DATA EXCERPTS
━━━━━━
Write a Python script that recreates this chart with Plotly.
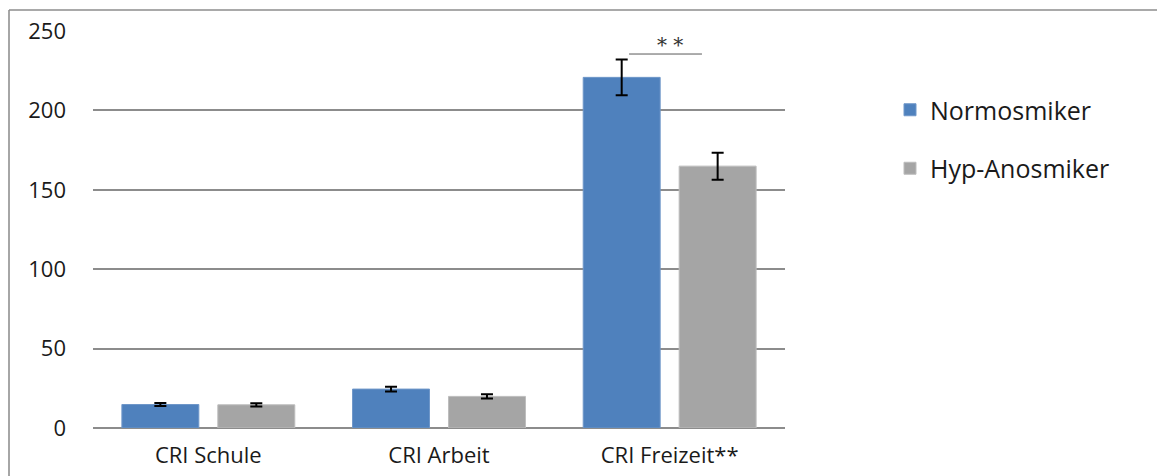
import plotly.graph_objects as go

# Mean CRI scores per domain for the two olfactory groups
categories = ["CRI Schule", "CRI Arbeit", "CRI Freizeit**"]
normosmiker = [14.8, 24.5, 220.8]
normosmiker_err = [1.0, 1.5, 11.2]
hyp_anosmiker = [14.6, 19.9, 164.9]
hyp_anosmiker_err = [1.0, 1.4, 8.5]
y_ticks = [0, 50, 100, 150, 200, 250]

# significance bracket over the Freizeit pair
sig_label = "* *"
sig_level = 235.5
sig_label_level = 241.5

W, H = 1157, 476
L, R, T, B = 93, 785, 31, 428

fig = go.Figure()
fig.add_trace(go.Bar(
    name="Normosmiker", x=categories, y=normosmiker, legendgroup="n",
    marker=dict(color="#4f81bd", line=dict(color="#6f97c9", width=1)),
    error_y=dict(type="data", array=normosmiker_err, color="black", thickness=2, width=6),
))
fig.add_trace(go.Bar(
    name="Hyp-Anosmiker", x=categories, y=hyp_anosmiker, legendgroup="h",
    marker=dict(color="#a5a5a5", line=dict(color="#bdbdbd", width=1)),
    error_y=dict(type="data", array=hyp_anosmiker_err, color="black", thickness=2, width=6),
))

def px_to_paper_x(px):
    return (px - L) / (R - L)

def px_to_paper_y(py):
    return (B - py) / (B - T)

shapes = [
    # frame: left and top edges
    dict(type="line", xref="paper", yref="paper",
         x0=px_to_paper_x(9), x1=px_to_paper_x(9),
         y0=px_to_paper_y(10), y1=px_to_paper_y(480),
         line=dict(color="#a6a6a6", width=2)),
    dict(type="line", xref="paper", yref="paper",
         x0=px_to_paper_x(9), x1=px_to_paper_x(1160),
         y0=px_to_paper_y(10), y1=px_to_paper_y(10),
         line=dict(color="#8c8c8c", width=1.5)),
    # significance bracket
    dict(type="line", xref="x", yref="y",
         x0=2 - 0.176, x1=2 + 0.14, y0=sig_level, y1=sig_level,
         line=dict(color="#595959", width=1)),
]

fig.update_layout(
    width=W, height=H,
    margin=dict(l=L, r=W - R, t=T, b=H - B, pad=0, autoexpand=False),
    paper_bgcolor="white", plot_bgcolor="white",
    font=dict(family="Open Sans, sans-serif", size=22, color="#1a1a1a"),
    barmode="group", bargap=0.168, bargroupgap=0.198,
    showlegend=True,
    legend=dict(
        x=px_to_paper_x(890), y=px_to_paper_y(87), xanchor="left", yanchor="top",
        font=dict(size=25, color="#1a1a1a"),
        traceorder="grouped", tracegroupgap=23,
        bgcolor="rgba(0,0,0,0)",
    ),
    shapes=shapes,
    annotations=[dict(
        x=2, y=sig_label_level, xref="x", yref="y", text=sig_label,
        showarrow=False, font=dict(family="DejaVu Serif, serif", size=20, color="#333333"),
    )],
)
fig.update_xaxes(
    showgrid=False, showline=False, ticks="", ticklabelstandoff=12,
    tickfont=dict(size=22), automargin=False,
)
fig.update_yaxes(
    range=[0, 250], tickvals=y_ticks, showgrid=True, gridcolor="#8c8c8c", gridwidth=1.5,
    zeroline=True, zerolinecolor="#8c8c8c", zerolinewidth=2,
    showline=False, ticks="", ticklabelstandoff=26, tickfont=dict(size=22), automargin=False,
)

fig.write_html("out.html")
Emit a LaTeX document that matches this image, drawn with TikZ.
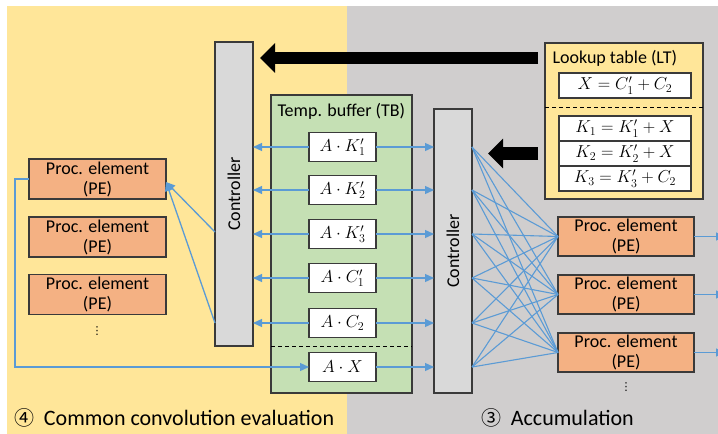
━━━━━━
EXERCISE REQUIREMENTS
Leave out the pictures and copy everything else in the records word for word.

COMPLETED TASK
Write a Python script that recreates this chart with Plotly.
import plotly.graph_objects as go

# Mean CRI scores per domain for the two olfactory groups
categories = ["CRI Schule", "CRI Arbeit", "CRI Freizeit**"]
normosmiker = [14.8, 24.5, 220.8]
normosmiker_err = [1.0, 1.5, 11.2]
hyp_anosmiker = [14.6, 19.9, 164.9]
hyp_anosmiker_err = [1.0, 1.4, 8.5]
y_ticks = [0, 50, 100, 150, 200, 250]

# significance bracket over the Freizeit pair
sig_label = "* *"
sig_level = 235.5
sig_label_level = 241.5

W, H = 1157, 476
L, R, T, B = 93, 785, 31, 428

fig = go.Figure()
fig.add_trace(go.Bar(
    name="Normosmiker", x=categories, y=normosmiker, legendgroup="n",
    marker=dict(color="#4f81bd", line=dict(color="#6f97c9", width=1)),
    error_y=dict(type="data", array=normosmiker_err, color="black", thickness=2, width=6),
))
fig.add_trace(go.Bar(
    name="Hyp-Anosmiker", x=categories, y=hyp_anosmiker, legendgroup="h",
    marker=dict(color="#a5a5a5", line=dict(color="#bdbdbd", width=1)),
    error_y=dict(type="data", array=hyp_anosmiker_err, color="black", thickness=2, width=6),
))

def px_to_paper_x(px):
    return (px - L) / (R - L)

def px_to_paper_y(py):
    return (B - py) / (B - T)

shapes = [
    # frame: left and top edges
    dict(type="line", xref="paper", yref="paper",
         x0=px_to_paper_x(9), x1=px_to_paper_x(9),
         y0=px_to_paper_y(10), y1=px_to_paper_y(480),
         line=dict(color="#a6a6a6", width=2)),
    dict(type="line", xref="paper", yref="paper",
         x0=px_to_paper_x(9), x1=px_to_paper_x(1160),
         y0=px_to_paper_y(10), y1=px_to_paper_y(10),
         line=dict(color="#8c8c8c", width=1.5)),
    # significance bracket
    dict(type="line", xref="x", yref="y",
         x0=2 - 0.176, x1=2 + 0.14, y0=sig_level, y1=sig_level,
         line=dict(color="#595959", width=1)),
]

fig.update_layout(
    width=W, height=H,
    margin=dict(l=L, r=W - R, t=T, b=H - B, pad=0, autoexpand=False),
    paper_bgcolor="white", plot_bgcolor="white",
    font=dict(family="Open Sans, sans-serif", size=22, color="#1a1a1a"),
    barmode="group", bargap=0.168, bargroupgap=0.198,
    showlegend=True,
    legend=dict(
        x=px_to_paper_x(890), y=px_to_paper_y(87), xanchor="left", yanchor="top",
        font=dict(size=25, color="#1a1a1a"),
        traceorder="grouped", tracegroupgap=23,
        bgcolor="rgba(0,0,0,0)",
    ),
    shapes=shapes,
    annotations=[dict(
        x=2, y=sig_label_level, xref="x", yref="y", text=sig_label,
        showarrow=False, font=dict(family="DejaVu Serif, serif", size=20, color="#333333"),
    )],
)
fig.update_xaxes(
    showgrid=False, showline=False, ticks="", ticklabelstandoff=12,
    tickfont=dict(size=22), automargin=False,
)
fig.update_yaxes(
    range=[0, 250], tickvals=y_ticks, showgrid=True, gridcolor="#8c8c8c", gridwidth=1.5,
    zeroline=True, zerolinecolor="#8c8c8c", zerolinewidth=2,
    showline=False, ticks="", ticklabelstandoff=26, tickfont=dict(size=22), automargin=False,
)

fig.write_html("out.html")
Emit a LaTeX document that matches this image, drawn with TikZ.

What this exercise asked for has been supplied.